Oleh: Dr. Ainur Rofiq al-Amin
Beberapa kali saya ditanya, termasuk baru saja ditanya seorang profesor, apakah anggota HTI ikut pilpres baru saja? Saya jawab berdasar asumsi kuat saya bahwa mereka ikut pilpres berdasar; pertama, mengacu kepada hiruk-pikuknya suara mereka di medsos yang memojokkan Jokowi saat sebelum pilpres hingga saat ini, dan tidak saya temukan satu artikel dari mereka yang mrngkritik lawan Jokowi. Kedua, sekalipun mereka melarang ikut pemilu di sistem yang kufur, tapi saya punya data yang bisa menjadi indikator bahwa terlibat pemilu dibolehkan pada saat tertentu. Bukti tersebut bisa ditelusuri di bawah ini.
Saat HTI belum dibubarkan, banyak pihak baik politisi maupun wartawan, bahkan Rodd Mc Gibbon, Senior Analyst, South East Asia Branch, Office of National Assessment dari Australia dan Gary Anderson, Analis Spesialis Asia Tenggara, khususnya Indonesia, di Departemen Luar Negeri Kanada bertanya kepada juru bicara HTI, Ismail Yusanto tentang kemungkinan berpartisipasi dalam pemilu. Saat itu Ismail Yusanto menjawab bahwa HTI tidak tergoda untuk masuk parlemen. Dengan posisi saat ini, HTI lebih mudah diterima oleh berbagai kalangan (majalah resmi HTI, Al-Waie, nomor 100 Desember 2008).
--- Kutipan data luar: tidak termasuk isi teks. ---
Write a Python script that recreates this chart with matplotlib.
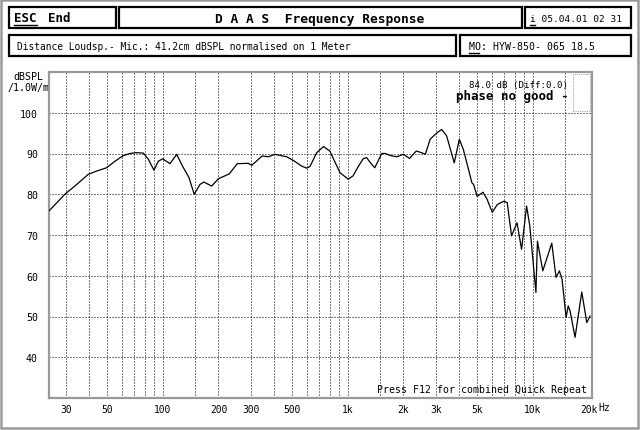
import numpy as np
import matplotlib.pyplot as plt
from matplotlib.patches import Rectangle

# frequency response
freq_hz = [24.3, 29.6, 34.3, 39.6, 44.0, 49.8, 55.2, 61.3, 66.6, 72, 78.6, 83.6, 89.7, 94.7,
           100, 109.5, 119, 128, 138.7, 148, 159, 167, 184, 200, 229, 253, 290, 303, 345,
           372, 404, 468, 508, 564, 600, 625, 680, 740, 800, 908, 1006, 1068, 1140, 1212,
           1264, 1328, 1400, 1527, 1590, 1700, 1839, 1999, 2158, 2346, 2468, 2627, 2790,
           3003, 3216, 3420, 3570, 3765, 4010, 4215, 4495, 4690, 4790, 5000, 5385, 5660,
           6040, 6440, 6990, 7280, 7680, 8220, 8700, 9260, 9640, 10400, 10600, 11330,
           12670, 13360, 13930, 14400, 15140, 15550, 15900, 16930, 18400, 19590, 20400]
spl_db = [75.9, 80.0, 82.4, 84.9, 85.7, 86.5, 88.1, 89.5, 90.0, 90.2, 90.1, 88.6, 85.9, 88.1,
          88.7, 87.5, 89.8, 86.9, 84.1, 80.0, 82.4, 83.0, 82.0, 83.8, 85.0, 87.5, 87.6, 87.1, 89.4,
          89.2, 89.8, 89.2, 88.3, 86.9, 86.4, 86.8, 90.2, 91.7, 90.6, 85.3, 83.7, 84.5, 86.8, 88.7,
          89.0, 87.7, 86.5, 90.0, 90.0, 89.5, 89.2, 89.8, 88.8, 90.6, 90.3, 89.8, 93.5,
          94.9, 95.9, 94.4, 91.4, 87.7, 93.5, 91.0, 86.1, 82.8, 82.4, 79.5, 80.5, 78.8,
          75.6, 77.5, 78.3, 77.9, 69.8, 73.0, 66.5, 77.1, 72.2, 55.9, 68.5, 61.2,
          68.0, 59.6, 61.2, 59.1, 49.8, 52.6, 51.4, 44.9, 56.0, 48.5, 50.1]

x_grid = [30, 40, 50, 60, 70, 80, 90, 100, 150, 200, 300, 400, 500, 600, 700, 800, 900,
          1000, 1500, 2000, 3000, 4000, 5000, 6000, 7000, 8000, 9000, 10000, 15000]
x_ticks = [30, 50, 100, 200, 300, 500, 1000, 2000, 3000, 5000, 10000, 20000]
x_labels = ['30', '50', '100', '200', '300', '500', '1k', '2k', '3k', '5k', '10k', '20k']
y_ticks = [40, 50, 60, 70, 80, 90, 100]

W, H = 640, 431
fig = plt.figure(figsize=(6.4, 4.31), dpi=100)
fig.patch.set_facecolor('white')

# overlay in pixel coords for the screen furniture
ov = fig.add_axes([0, 0, 1, 1])
ov.set_xlim(0, W)
ov.set_ylim(H, 0)
ov.axis('off')

def box(x0, y0, x1, y1, lw=1.6, color='black'):
    ov.add_patch(Rectangle((x0, y0), x1 - x0, y1 - y0, fill=False, lw=lw, ec=color))

box(1, 1, 638, 429, lw=1.8, color='#9a9a9a')
box(9, 8, 116, 29)
box(119, 8, 522, 29)
box(525, 8, 631, 29)
box(9, 36, 456, 57)
box(460, 36, 631, 57)

mono = 'DejaVu Sans Mono'
ov.text(14, 19, 'ESC', fontsize=9, fontweight='bold', family=mono, va='center')
ov.plot([14, 37], [26, 26], color='black', lw=1)
ov.text(48, 19, 'End', fontsize=9, fontweight='bold', family=mono, va='center')
ov.text(320, 19.5, 'D A A S  Frequency Response', fontsize=9.3, fontweight='bold',
        family=mono, ha='center', va='center')
ov.text(530, 19, 'i 05.04.01 02 31', fontsize=6.8, family=mono, va='center')
ov.plot([530, 535], [26, 26], color='black', lw=1)
ov.text(17, 47, 'Distance Loudsp.- Mic.: 41.2cm dBSPL normalised on 1 Meter', fontsize=6.9,
        family=mono, va='center')
ov.text(469, 47, 'MO: HYW-850- 065 18.5', fontsize=7.1, family=mono, va='center')
ov.plot([469, 479], [54, 54], color='black', lw=1)
ov.text(28, 77, 'dBSPL', fontsize=7.2, family=mono, ha='center', va='center')
ov.text(49.5, 88, '/1.0W/m', fontsize=7.2, family=mono, ha='right', va='center')
ov.text(598.5, 408.5, 'Hz', fontsize=7, family=mono, ha='left', va='center')

ax = fig.add_axes([49 / W, (H - 399) / H, 543 / W, 326 / H])
ax.set_zorder(2)
ax.patch.set_alpha(0)
ax.set_xscale('log')
ax.set_xlim(24.3, 20900)
ax.set_ylim(30, 110)

for f in x_grid:
    ax.axvline(f, color='black', lw=0.72, ls=(0, (1, 2)), zorder=1)
for v in y_ticks:
    ax.axhline(v, color='black', lw=0.72, ls=(0, (1, 2)), zorder=1)

ax.plot(freq_hz, spl_db, color='black', lw=0.9, zorder=3)

ax.set_xticks(x_ticks)
ax.set_xticklabels(x_labels, family=mono, fontsize=6.9)
ax.xaxis.set_minor_locator(plt.NullLocator())
ax.set_yticks(y_ticks)
ax.set_yticklabels([str(v) for v in y_ticks], family=mono, fontsize=7.1)
ax.tick_params(length=0)
ax.tick_params(axis='x', pad=4.5)
ax.tick_params(axis='y', pad=8)
for s in ax.spines.values():
    s.set_color('#9a9a9a')
    s.set_linewidth(1.6)

ax.text(0.956, 0.962, '84.0 dB (Diff:0.0)', transform=ax.transAxes, fontsize=6.6,
        family=mono, ha='right', va='center')
ax.text(0.956, 0.928, 'phase no good -', transform=ax.transAxes, fontsize=9,
        fontweight='bold', family=mono, ha='right', va='center')
ax.add_patch(Rectangle((0.965, 0.88), 0.032, 0.115, transform=ax.transAxes, fill=False,
                       ec='#aaaaaa', lw=0.8, ls=(0, (1, 1))))
ax.text(0.991, 0.012, 'Press F12 for combined Quick Repeat', transform=ax.transAxes,
        fontsize=7.1, family=mono, ha='right', va='bottom')

fig.savefig('out.png', dpi=100)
Penulis pun yang pernah sebagai aktivis Hizbut Tahrir akan menyimpulkan hal yang sama seperti diungkap Ismail Yusanto. Oleh karena itu, dalam disertasi dan buku yang saya tulis juga menyimpulkan tidak adanya peluang HTI untuk ikut pemilu di Indonesia. Konklusi di atas mengacu kepada doktrin Hizbut Tahrir yang menyatakan bahwa masuk sistem politik non khilafah, sama dengan memperkuat dan memperlama usia sistem kufur tersebut. Padahal sistem politik yang kufur harus dijelaskan kepada masyarakat akan kekufuran dan kebobrokannya, agar masyarakat sadar, bangkit, dan cepat bergerak untuk menumbangkan sistem tersebut dan menggantinya dengan sistem politik khilafah. Hal tersebut sebagaimana dijelaskan dalam buku panduan wajib HTI, The Methodology of Hizb ut-Tahrir for Change, 1999.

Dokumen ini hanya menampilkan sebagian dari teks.